En ese sentido, algunos legisladores de la coalición republicana vienen insistiendo desde hace tiempo sobre las diferencias grotescas en los precios de algunos productos importados respecto a los de países vecinos. Hasta el presidente Lacalle Pou hizo referencia hace unas semanas a la inexplicable diferencia en el precio de la pasta de dientes, explicando la necesidad de introducir medidas que permitan bajar los precios de estos productos en plaza.
Lo curioso es que, tras décadas de desmantelamiento de la industria sustitutiva de importaciones ante el altar del libre mercado, hayamos llegado a una situación en la que sean justamente esos productos “transados internacionalmente” -que no compiten con una industria nacional virtualmente desaparecida de esos segmentos–, los que se encuentren fuera de precio. Esto no solo desafía a los libros de texto, que convenientemente dejan para el final los capítulos referidos al equilibrio de mercados en situación de competencia monopólica, cuando la realidad de la estructura económica actual obligaría a incluirlos en el prólogo. También sirve como testigo de la manifiesta indiferencia de las gestiones económicas anteriores que, vía regulaciones estrambóticas, permitieron a algunos importadores capturar rentas que la fenecida industria nacional jamás hubiera soñado en obtener. No en vano la permanente conversión de fabricantes en importadores.
La industria nacional tuvo mucho que ver con la formación de esa clase media de la que los uruguayos tanto nos enorgullecemos hasta el día de hoy. El motivo fundamental es que la industria tiende a producir más ganancias de productividad que el resto de los sectores, permitiendo elevar el nivel de ingresos a toda la población. Al mismo tiempo, permite absorber la mano de obra expulsada por el sector agrícola, resultado de su permanente ganancia de productividad, tan necesaria para la competitividad externa y la generación de divisas. Esto explica por qué en las tres décadas que transcurrieron desde el gobierno del Dr.

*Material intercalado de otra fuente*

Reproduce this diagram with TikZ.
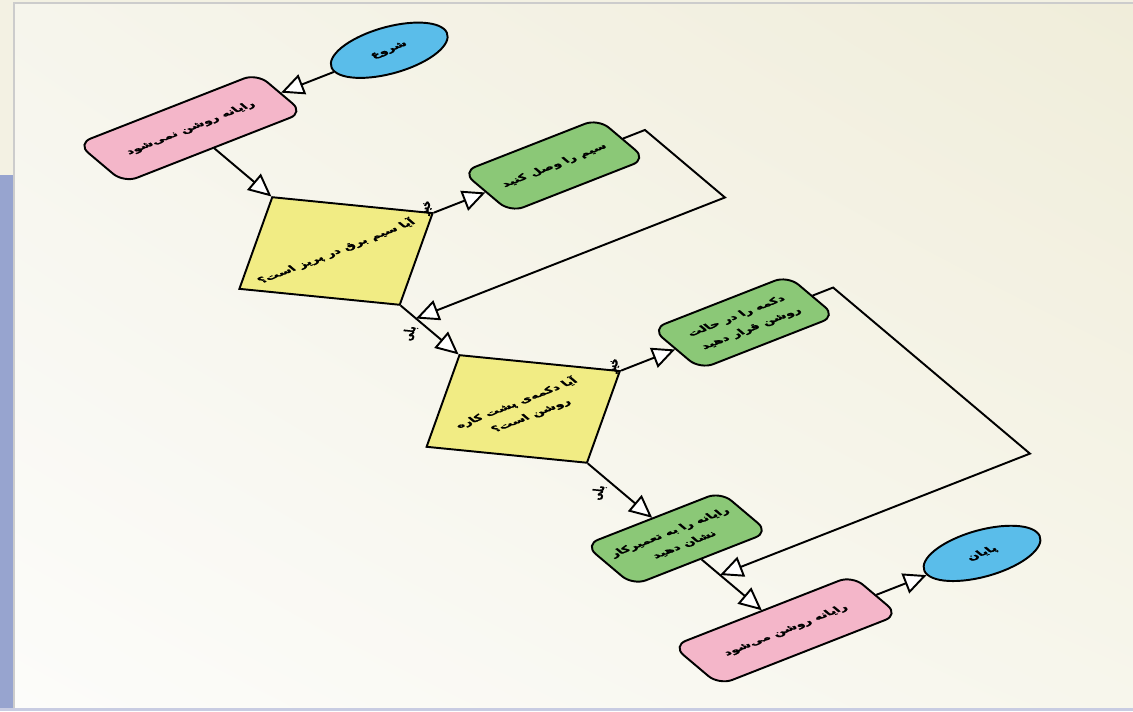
\documentclass[tikz,border=0pt]{standalone}
\usepackage{fontspec}
\usetikzlibrary{shapes.geometric,arrows.meta,shadings}
\TeXXeTstate=1
\newfontfamily\farsi[Script=Arabic, BoldFeatures={FakeBold=1.2}]{DejaVu Sans}
\newcommand{\fatxt}[1]{{\farsi\bfseries\beginR #1\endR}}
\definecolor{boxpink}{RGB}{244,182,201}
\definecolor{boxgreen}{RGB}{139,200,119}
\definecolor{boxyellow}{RGB}{241,236,132}
\definecolor{boxblue}{RGB}{90,189,234}
\definecolor{pagecream}{RGB}{243,241,227}
\definecolor{sidebar}{RGB}{151,164,207}
\definecolor{bottomline}{RGB}{200,204,226}
\definecolor{panelul}{RGB}{246,245,236}
\definecolor{panelur}{RGB}{240,237,218}
\definecolor{panelll}{RGB}{252,252,250}
\definecolor{panellr}{RGB}{247,246,236}
\tikzset{
	box/.style={draw, line width=1.1pt, rounded corners=8pt, minimum width=2.8cm, minimum height=1.5cm, align=center, font=\fontsize{7}{13}\selectfont},
	act/.style={box, fill=boxgreen},
	msg/.style={box, fill=boxpink, minimum width=3.7cm, minimum height=1.45cm},
	ask/.style={draw, line width=1.1pt, diamond, aspect=1, minimum width=4cm, minimum height=4cm, inner sep=0pt, fill=boxyellow, align=center, font=\fontsize{7}{13}\selectfont},
	term/.style={draw, line width=1.1pt, ellipse, minimum width=2.25cm, minimum height=1.3cm, inner sep=0pt, fill=boxblue, font=\fontsize{7}{13}\selectfont},
	lbl/.style={font=\fontsize{7}{8}\selectfont, inner sep=1pt, rotate=45},
	arr/.style={line width=1.1pt, -{Triangle[open, fill=white, length=13pt, width=12pt]}}
}
\begin{document}
\begin{tikzpicture}
	\useasboundingbox (0,0) rectangle (22.66,14.22);
	\fill[pagecream] (0,0) rectangle (22.66,14.22);
	\fill[sidebar] (0,0) rectangle (0.28,10.72);
	\shade[upper left=panelul, upper right=panelur, lower left=panelll, lower right=panellr] (0.28,0.06) rectangle (22.66,14.16);
	\draw[black!20, line width=1.5pt] (0.28,0.06) |- (22.66,14.16);
	\fill[bottomline] (0,0) rectangle (22.66,0.06);
	\begin{scope}[cm={0.97,0.38,-0.64,0.54,(6.72,9.2)}, transform shape]
		\node[term] (s) at (4.1,4.55) {\fatxt{شروع}};
		\node[msg] (n) at (0,4.55) {\fatxt{رایانه روشن نمی‌شود}};
		\node[ask] (q1) at (0,0) {\fatxt{آیا سیم برق در پریز است؟}};
		\node[act] (w) at (4.5,0) {\fatxt{سیم را وصل کنید}};
		\node[ask] (q2) at (0,-5.85) {\fatxt{آیا دکمه‌ی پشت کاره}\\\fatxt{روشن است؟}};
		\node[act] (b) at (4.55,-5.85) {\fatxt{دکمه را در حالت}\\\fatxt{روشن قرار دهید}};
		\node[act] (r) at (0,-10.65) {\fatxt{رایانه را به تعمیرکار}\\\fatxt{نشان دهید}};
		\node[msg] (o) at (0,-14.05) {\fatxt{رایانه روشن می‌شود}};
		\node[term] (e) at (4.05,-14.05) {\fatxt{پایان}};
		\coordinate (j1) at (0,-2.5);
		\coordinate (j2) at (0,-12);
		\draw[arr] (s.west) to (n.east);
		\draw[arr] (n.south) to (q1.north);
		\draw[arr] (q1.east) to node[lbl, pos=.15, above=3pt] {\fatxt{خیر}} (w.west);
		\draw[arr] (q1.south) to node[lbl, pos=.25, left=6pt] {\fatxt{بلی}} (q2.north);
		\draw[arr] (w.east) -- ++(0.45,0) |- (j1);
		\draw[arr] (q2.east) to node[lbl, pos=.15, above=3pt] {\fatxt{خیر}} (b.west);
		\draw[arr] (q2.south) to node[lbl, pos=.25, left=6pt] {\fatxt{بلی}} (r.north);
		\draw[arr] (b.east) -- ++(0.42,0) |- (j2);
		\draw[arr] (r.south) to (o.north);
		\draw[arr] (o.east) to (e.west);
	\end{scope}
\end{tikzpicture}
\end{document}
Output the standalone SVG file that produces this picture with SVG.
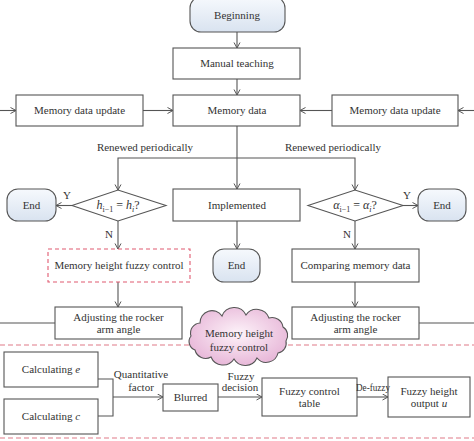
<svg xmlns="http://www.w3.org/2000/svg" width="474" height="441" viewBox="0 0 474 441">
<defs>
<linearGradient id="gBlue" x1="0" y1="0" x2="0" y2="1">
<stop offset="0" stop-color="#f6f9fd"/>
<stop offset="1" stop-color="#d9e3f0"/>
</linearGradient>
<radialGradient id="gPink" cx="0.5" cy="0.45" r="0.6">
<stop offset="0" stop-color="#fdf3f9"/>
<stop offset="1" stop-color="#e6b3d6"/>
</radialGradient>
<marker id="arr" markerWidth="8" markerHeight="8" refX="6" refY="3.5" orient="auto" markerUnits="userSpaceOnUse">
<path d="M0.5,0.5 L6,3.5 L0.5,6.5" fill="none" stroke="#555" stroke-width="1"/>
</marker>
<style>
.box{fill:#fff;stroke:#555;stroke-width:1.1}
.term{fill:url(#gBlue);stroke:#555;stroke-width:1.1}
.dash{fill:#fff;stroke:#e05a70;stroke-width:1.1;stroke-dasharray:4,3}
.line{fill:none;stroke:#555;stroke-width:1.1}
.arrow{fill:none;stroke:#555;stroke-width:1.1;marker-end:url(#arr)}
.sep{fill:none;stroke:#e07a88;stroke-width:1.1;stroke-dasharray:5,3}
text{font-family:"Liberation Serif","Times New Roman",serif;font-size:11px;fill:#333;text-anchor:middle}
.it{font-style:italic}
</style>
</defs>
<g id="separators">
<line class="sep" x1="0" y1="345" x2="474" y2="345"/>
<line class="sep" x1="0" y1="438" x2="474" y2="438"/>
</g>
<g id="connectors">
<line class="arrow" x1="237" y1="32" x2="237" y2="48"/>
<line class="arrow" x1="237" y1="79" x2="237" y2="95"/>
<line class="arrow" x1="0" y1="110.5" x2="16" y2="110.5"/>
<line class="arrow" x1="143" y1="110.5" x2="173" y2="110.5"/>
<line class="arrow" x1="332" y1="110.5" x2="300" y2="110.5"/>
<line class="arrow" x1="474" y1="110.5" x2="458" y2="110.5"/>
<line class="arrow" x1="237" y1="126" x2="237" y2="189"/>
<polyline class="arrow" points="237,158 118,158 118,190"/>
<polyline class="arrow" points="237,158 355,158 355,190"/>
<line class="arrow" x1="72" y1="205.5" x2="56" y2="205.5"/>
<line class="arrow" x1="403" y1="205.5" x2="418" y2="205.5"/>
<line class="arrow" x1="118" y1="221" x2="118" y2="249"/>
<line class="arrow" x1="355" y1="221" x2="355" y2="249"/>
<line class="arrow" x1="237" y1="221" x2="237" y2="249"/>
<line class="arrow" x1="118" y1="282" x2="118" y2="307"/>
<line class="arrow" x1="355" y1="282" x2="355" y2="307"/>
<line class="line" x1="55" y1="323" x2="0" y2="323"/>
<line class="line" x1="419" y1="323" x2="474" y2="323"/>
<polyline class="line" points="98,379 113,379 113,416 98,416"/>
<line class="arrow" x1="113" y1="397" x2="163" y2="397"/>
<line class="arrow" x1="218" y1="397" x2="262" y2="397"/>
<line class="arrow" x1="357" y1="397" x2="388" y2="397"/>
</g>
<g id="beginning"><rect class="term" x="190" y="-3" width="95" height="35" rx="11"/><text x="237" y="19">Beginning</text></g>
<g id="manual-teaching"><rect class="box" x="173" y="48" width="127" height="31"/><text x="237" y="67">Manual teaching</text></g>
<g id="memory-data"><rect class="box" x="173" y="95" width="127" height="31"/><text x="237" y="114">Memory data</text></g>
<g id="update-left"><rect class="box" x="16" y="95" width="127" height="31"/><text x="79.5" y="114">Memory data update</text></g>
<g id="update-right"><rect class="box" x="332" y="95" width="126" height="31"/><text x="395" y="114">Memory data update</text></g>
<g id="decision-h"><polygon class="box" points="72,205.5 118,190 166,205.5 118,221"/>
<text x="118" y="209" style="font-size:12px"><tspan class="it">h</tspan><tspan style="font-size:8px" dy="3">i−1</tspan><tspan dy="-3"> = </tspan><tspan class="it">h</tspan><tspan class="it" style="font-size:8px" dy="3">i</tspan><tspan dy="-3">?</tspan></text></g>
<g id="implemented"><rect class="box" x="173" y="189" width="127" height="32"/><text x="237" y="209">Implemented</text></g>
<g id="end-left"><rect class="term" x="7" y="189" width="49" height="32" rx="11"/><text x="31.5" y="209">End</text></g>
<g id="end-center"><rect class="term" x="213" y="249" width="47" height="33" rx="11"/><text x="236.5" y="269">End</text></g>
<g id="decision-a"><polygon class="box" points="308,205.5 355,190 403,205.5 355,221"/>
<text x="355" y="209" style="font-size:12px"><tspan class="it">α</tspan><tspan style="font-size:8px" dy="3">i−1</tspan><tspan dy="-3"> = </tspan><tspan class="it">α</tspan><tspan class="it" style="font-size:8px" dy="3">i</tspan><tspan dy="-3">?</tspan></text></g>
<g id="end-right"><rect class="term" x="418" y="189" width="48" height="32" rx="11"/><text x="442" y="209">End</text></g>
<g id="memory-height-fuzzy"><rect class="dash" x="48" y="249" width="142" height="33"/><text x="119" y="269">Memory height fuzzy control</text></g>
<g id="comparing"><rect class="box" x="292" y="249" width="127" height="33"/><text x="355.5" y="269">Comparing memory data</text></g>
<g id="adjust-left"><rect class="box" x="55" y="307" width="127" height="32"/><text x="118.5" y="321">Adjusting the rocker</text><text x="118.5" y="333">arm angle</text></g>
<g id="adjust-right"><rect class="box" x="292" y="307" width="127" height="32"/><text x="355.5" y="321">Adjusting the rocker</text><text x="355.5" y="333">arm angle</text></g>
<g id="cloud"><path fill="url(#gPink)" stroke="#555" stroke-width="1.1" d="M200,323 A12,12 0 0 1 222,316 A13,13 0 0 1 246,315 A13,13 0 0 1 269,318 A11,11 0 0 1 283,327 A10,10 0 0 1 286,341 A10,10 0 0 1 278,353 A12,12 0 0 1 257,358 A13,13 0 0 1 234,359 A13,13 0 0 1 211,357 A11,11 0 0 1 195,350 A9,9 0 0 1 191,336 A10,10 0 0 1 200,323 Z"/><text x="239" y="337">Memory height</text><text x="239" y="351">fuzzy control</text></g>
<g id="calc-e"><rect class="box" x="4" y="352" width="94" height="35"/><text x="51" y="373">Calculating <tspan class="it">e</tspan></text></g>
<g id="calc-c"><rect class="box" x="4" y="399" width="94" height="35"/><text x="51" y="420">Calculating <tspan class="it">c</tspan></text></g>
<g id="blurred"><rect class="box" x="163" y="384" width="55" height="27"/><text x="190.5" y="401">Blurred</text></g>
<g id="fuzzy-table"><rect class="box" x="262" y="378" width="95" height="38"/><text x="309.5" y="395">Fuzzy control</text><text x="309.5" y="407">table</text></g>
<g id="fuzzy-output"><rect class="box" x="388" y="377" width="82" height="40"/><text x="429" y="395">Fuzzy height</text><text x="429" y="407">output <tspan class="it">u</tspan></text></g>
<g id="labels">
<text x="145" y="151">Renewed periodically</text>
<text x="333" y="151">Renewed periodically</text>
<text x="67" y="199">Y</text>
<text x="407" y="199">Y</text>
<text x="109" y="238">N</text>
<text x="347" y="238">N</text>
<text x="141" y="378">Quantitative</text>
<text x="141" y="391">factor</text>
<text x="241" y="380">Fuzzy</text>
<text x="240" y="391">decision</text>
<text x="373" y="391" textLength="34" lengthAdjust="spacingAndGlyphs">De-fuzzy</text>
</g>
</svg>
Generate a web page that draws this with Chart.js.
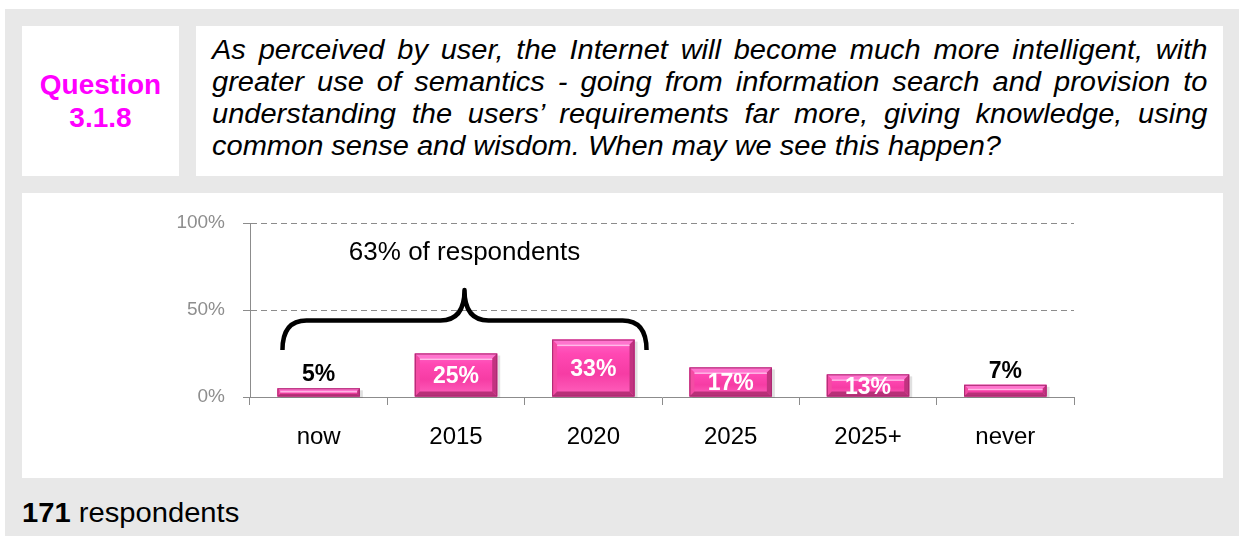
<!DOCTYPE html>
<html>
<head>
<meta charset="utf-8">
<script src="https://cdn.jsdelivr.net/npm/chart.js@4/dist/chart.umd.min.js"></script>
<style>
  html, body { margin: 0; padding: 0; background: #ffffff; }
  body { width: 1239px; height: 536px; position: relative; overflow: hidden;
         font-family: Arial, "Liberation Sans", sans-serif; }
  #frame { position: absolute; left: 5px; top: 9px; right: 0; bottom: 0; background: #e8e8e8; }
  .box { position: absolute; background: #ffffff; }
  #qbox { left: 22px; top: 26px; width: 157px; height: 150px; }
  #qlabel { position: absolute; left: 0; right: 0; top: 42px; text-align: center;
            color: #ff00ff; font-weight: bold; font-size: 28px; line-height: 33px; }
  #tbox { left: 196px; top: 26px; width: 1027px; height: 150px; }
  #qtext { position: absolute; left: 16px; top: 8px; width: 926px;
           transform: scaleX(1.075); transform-origin: 0 0;
           font-style: italic; font-size: 27px; line-height: 32px; color: #000; }
  #qtext .ln { text-align: justify; text-align-last: justify; white-space: nowrap; }
  #qtext .ln.last { text-align-last: left; }
  #cbox { left: 22px; top: 193px; width: 1201px; height: 285px; }
  #footer { position: absolute; left: 22px; top: 497px; font-size: 27px; line-height: 32px; color: #000;
            transform: scaleX(1.08); transform-origin: 0 0; white-space: nowrap; }
</style>
</head>
<body>
<div id="frame"></div>
<div class="box" id="qbox"><div id="qlabel">Question<br>3.1.8</div></div>
<div class="box" id="tbox">
  <div id="qtext">
    <div class="ln">As perceived by user, the Internet will become much more intelligent, with</div>
    <div class="ln">greater use of semantics - going from information search and provision to</div>
    <div class="ln">understanding the users’ requirements far more, giving knowledge, using</div>
    <div class="ln last">common sense and wisdom. When may we see this happen?</div>
  </div>
</div>
<div class="box" id="cbox"><canvas id="chart"></canvas></div>
<div id="footer"><b>171</b> respondents</div>

<script>
// Answer categories and share of respondents (%)
const categories = ['now', '2015', '2020', '2025', '2025+', 'never'];
const shares = [5, 25, 33, 17, 13, 7];
// Y axis ticks
const yTicks = [0, 50, 100];
// Answers grouped by the brace (first three categories)
const groupedCount = 3;

const FONT = 'Arial, "Liberation Sans", sans-serif';

function trap(ctx, pts, color) {
  ctx.beginPath();
  ctx.moveTo(pts[0][0], pts[0][1]);
  for (let i = 1; i < pts.length; i++) ctx.lineTo(pts[i][0], pts[i][1]);
  ctx.closePath();
  ctx.fillStyle = color;
  ctx.fill();
}

// Beveled "gel" look on each bar, plus value labels
const bevelBars = {
  id: 'bevelBars',
  beforeDatasetsDraw(chart) {
    const ctx = chart.ctx;
    const meta = chart.getDatasetMeta(0);
    ctx.save();
    meta.data.forEach(el => {
      const L = el.x - el.width / 2, T = el.y, h = el.base - el.y;
      ctx.fillStyle = 'rgba(0,0,0,0.12)';
      ctx.fillRect(L + 3, T + 2, el.width, h - 1);
    });
    ctx.restore();
  },
  afterDatasetsDraw(chart) {
    const ctx = chart.ctx;
    const meta = chart.getDatasetMeta(0);
    ctx.save();
    meta.data.forEach((el, i) => {
      const w = el.width, L = el.x - w / 2, R = el.x + w / 2, T = el.y, B = el.base;
      const h = B - T;
      const b = Math.min(5, h / 3);
      const g = ctx.createLinearGradient(0, T, 0, B);
      g.addColorStop(0, '#ff66c8');
      g.addColorStop(0.25, '#ff48b3');
      g.addColorStop(0.6, '#f63ca4');
      g.addColorStop(1, '#ff62be');
      ctx.fillStyle = g;
      ctx.fillRect(L, T, w, h);
      trap(ctx, [[L, T], [R, T], [R - b, T + b], [L + b, T + b]], '#ff74ce');
      trap(ctx, [[L, T], [L + b, T + b], [L + b, B - b], [L, B]], '#f44ca4');
      trap(ctx, [[R, T], [R, B], [R - b, B - b], [R - b, T + b]], '#c23380');
      trap(ctx, [[L, B], [R, B], [R - b, B - b], [L + b, B - b]], '#b83078');
      ctx.fillStyle = 'rgba(255,205,240,0.85)';
      ctx.fillRect(L + b, T + b, w - 2 * b, 1.5);
      ctx.strokeStyle = '#a8296f';
      ctx.lineWidth = 1;
      ctx.strokeRect(L + 0.5, T + 0.5, w - 1, h - 1);

      // value label
      const v = shares[i];
      ctx.font = 'bold 23px ' + FONT;
      ctx.textAlign = 'center';
      if (v < 10) {
        ctx.fillStyle = '#000000';
        ctx.textBaseline = 'alphabetic';
        ctx.fillText(v + '%', el.x, T - 7);
      } else {
        ctx.fillStyle = '#ffffff';
        ctx.textBaseline = 'middle';
        ctx.fillText(v + '%', el.x, (T + B) / 2 + 2);
      }
    });
    ctx.restore();
  }
};

// Curly brace over the first group of answers with its total
const groupBrace = {
  id: 'groupBrace',
  afterDraw(chart) {
    const ctx = chart.ctx;
    const ys = chart.scales.y;
    const meta = chart.getDatasetMeta(0);
    const first = meta.data[0], last = meta.data[groupedCount - 1];
    const Lx = first.x - first.width / 2 + 5;
    const Rx = last.x + last.width / 2 + 12;
    const Px = (Lx + Rx) / 2;
    const yB = ys.getPixelForValue(27);
    const yH = ys.getPixelForValue(44);
    const yT = ys.getPixelForValue(61.5);
    const r = 24;
    ctx.save();
    ctx.strokeStyle = '#000000';
    ctx.lineWidth = 4.5;
    ctx.lineCap = 'butt';
    ctx.lineJoin = 'round';
    ctx.beginPath();
    ctx.moveTo(Lx, yB);
    ctx.quadraticCurveTo(Lx, yH, Lx + r, yH);
    ctx.lineTo(Px - r, yH);
    ctx.quadraticCurveTo(Px, yH, Px, yT);
    ctx.quadraticCurveTo(Px, yH, Px + r, yH);
    ctx.lineTo(Rx - r, yH);
    ctx.quadraticCurveTo(Rx, yH, Rx, yB);
    ctx.stroke();

    const total = shares.slice(0, groupedCount).reduce((a, c) => a + c, 0);
    ctx.font = '26px ' + FONT;
    ctx.fillStyle = '#000000';
    ctx.textAlign = 'center';
    ctx.textBaseline = 'alphabetic';
    ctx.fillText(total + '% of respondents', Px, ys.getPixelForValue(78.5));
    ctx.restore();
  }
};

new Chart(document.getElementById('chart'), {
  type: 'bar',
  data: {
    labels: categories,
    datasets: [{
      data: shares,
      backgroundColor: '#f63ca4',
      borderWidth: 0,
      barPercentage: 0.6,
      categoryPercentage: 1.0
    }]
  },
  options: {
    responsive: true,
    maintainAspectRatio: false,
    devicePixelRatio: 1,
    animation: false,
    events: [],
    layout: { padding: { left: 0, top: 30, right: 149, bottom: 0 } },
    plugins: { legend: { display: false }, tooltip: { enabled: false } },
    scales: {
      x: {
        grid: { display: true, offset: true, drawOnChartArea: false, drawTicks: true,
                tickLength: 8, color: '#8c8c8c', tickColor: '#8c8c8c' },
        border: { display: true, color: '#8c8c8c', width: 1 },
        ticks: { color: '#000000', font: { family: FONT, size: 24 }, padding: 18 },
        afterFit(s) { s.height = 81; }
      },
      y: {
        min: 0, max: 100,
        afterBuildTicks(s) { s.ticks = yTicks.map(v => ({ value: v })); },
        grid: {
          color: c => (c.tick && c.tick.value === 0) ? 'rgba(0,0,0,0)' : '#8c8c8c',
          tickColor: '#8c8c8c', tickLength: 7, tickBorderDash: [], lineWidth: 1
        },
        border: { display: true, color: '#8c8c8c', width: 1, dash: [6, 4] },
        ticks: { color: '#8e8e8e', font: { family: FONT, size: 19 }, padding: 18,
                 callback: v => v + '%' },
        afterFit(s) { s.width = 228; }
      }
    }
  },
  plugins: [bevelBars, groupBrace]
});
</script>
</body>
</html>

Gabriel Terra y de Luis Batlle Berres se pusiera tanto énfasis en el desarrollo industrial.
Pero para la década del ´60 el FMI entraría en nuestras vidas, de la mano de una liberalización indiscriminada de importaciones que asestó el primer golpe a la industria nacional. Luego vendría la crisis del ´82 y la “salida” del Plan Brady, receta que el Consenso de Washington reservaría para la región. Estos constituyeron los hitos fundamentales de ese proceso de “desindustrialización prematura” –utilizando el término acuñado por Dani Rodrik–, que dio lugar a la creciente fragmentación del tejido social uruguayo y al proceso de vaciamiento de la clase media.
No podemos olvidar que fue la industrialización la que dio forma al mundo actual en términos de organización económica, social, cultural y territorial. Sin embargo, Rodrik alerta sobre lo que considera un sorprendente proceso de desindustrialización observado en la mayoría de los países de medianos ingresos, especialmente en América Latina, y que viene revirtiendo los esfuerzos realizados en las décadas del ’50 y ´60 por crear industrias sustitutivas de importación. Como resultado, estos países se van convirtiendo en economías de servicios sin haber pasado por procesos de industrialización, lo que no les permite beneficiarse de las ganancias de productividad ofrecidas por la industria. Es quizás por ello que todos los días vemos crecer el “floreciente” sector de los deliveries, mientras que el sistema político fantasea con la posibilidad de encontrar la solución al problema del desempleo convirtiéndonos en Sillicon Valley.
Resulta esencial en este cruce de caminos no confundir la introducción de una mayor competencia en productos importados con un nuevo embate liberalizador que ponga en riesgo las industrias existentes, en particular aquellas que logran transformar mínimamente el valor de nuestros productos agrícolas, garantizando la cada vez más necesaria soberanía alimentaria. En concreto, las ganancias de eficiencia en la economía no pueden pasar por una profundización en el proceso de desindustrialización. Por el contrario, se debería procurar que los incentivos otorgados por la COMAP se dirijan en la medida de lo posible hacia la industria transformadora de alimentos, y no para exonerar al enésimo galpón para almacenar productos importados. Esto está lejos de ser un llamado al proteccionismo. Se trata de un llamado a volver al realismo, una invitación a mirar al mundo tal como se muestra hoy, y no como el cuento de hadas que nos contaron en el Consenso de Washington.